I’m trying to create symbols for a Rust extension, and for anyone unfamiliar Rust defines struct methods (and enum methods, cuz Rust be wildin’) in an implementation block outside the scope of the struct definition. It looks like this:
My attempt at nesting methods kind of worked with the start-next-end context. I set the struct definition as behavior="start" and the implementation block as behavior="next", set group-by-name="true", and didn’t set a symbol type for the implementation block (if I did, then it would create a nested struct with the same name with nested methods). There are a few issues I can’t resolve:
Because there can be multiple impl blocks per struct/enum, I can’t set an end for the behavior. I couldn’t seem to end the symbol, so anything defined afterwards was also nested under the struct symbol. Setting the unclosed attribute had no effect.
The Rust compiler allows structs to be defined after struct methods. In this case, the methods aren’t nested below the struct.
Due to the above, I’m not sure if the structs are actually being combined, or if it just looks like it because the untyped symbol doesn’t nest things, and then the start symbol nests everything below it.
Relevant start-next-end syntax definitions for structs
It seems that the reason things are being collected recursively is that your function-blocks collection includes the entire grammar recursively (using syntax="self"). While the parse tree is likely being constructed properly, using a “start” and “next” symbol behavior without an explicit “end” somewhere is likely not designed to do what you intend.
Truncating symbolic ranges with the “truncate” option is only applied at the end of a document when there are no more symbols to apply, not when a new “start” context is encountered. By then, each Rust struct has already been embedded within its (incorrect) “parent,” hence why your screenshot shows it recursively nesting.

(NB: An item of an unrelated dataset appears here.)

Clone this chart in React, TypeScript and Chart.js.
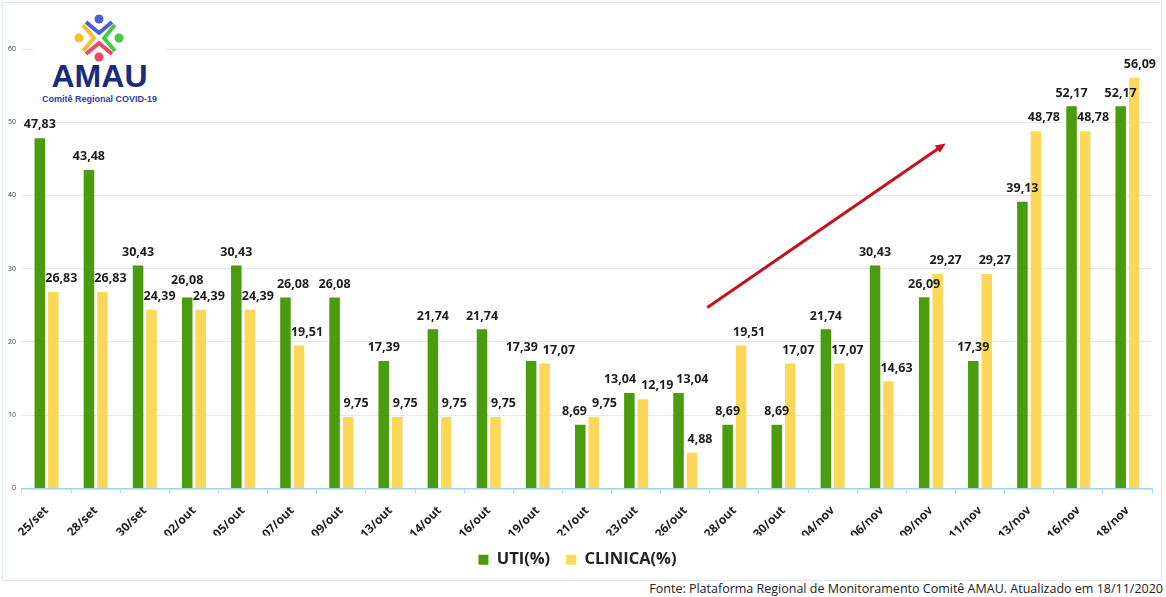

My suggestion would be to symbolicate the ending bracket } in some way as an "end" marker. It should automatically end whatever container is active (be it struct or method). Another possibility might be to symbolicate the struct and impl separately.
Unfortunately, this is a consequence of how Rust separates the struct definition and impl definitions, as the parser wasn’t designed to handle this behavior (as we haven’t seen a counterpart in other languages so far.) I can investigate if change to this in the future might be helpful!
Thank you so much for looking into this and for your detailed write-up!
I mentioned above that I don’t think I can designate an "end" marker because the syntax allows multiple impl blocks for structs. The answer for now seems to be to not try and nest methods under structs, so I appreciate the help!
I don’t think Rust is entirely unique in attaching methods to structs outside of the struct definition. I can at least point to Go as an example where methods are attached to structs by defining a “receiver” for the function (for reference). I would agree that this approach is uncommon.
For @logan or anyone else constructing symbol queries with Tree Sitter – does Tree Sitter enable anything new as far as combining symbol definitions? Am I correct that the scope.groupByName setting only applies to queries using @start or @end captures?
It would be great if scope.groupByName could “merge” symbols with the same name with a @subtree scope. The @start and @end captures don’t seem to work well with impl blocks – these blocks often are not contiguous and there can be several of them. I think it would be a lot cleaner and more understandable and navigable to have all methods nested under a single struct symbol, rather than symbols for each impl block.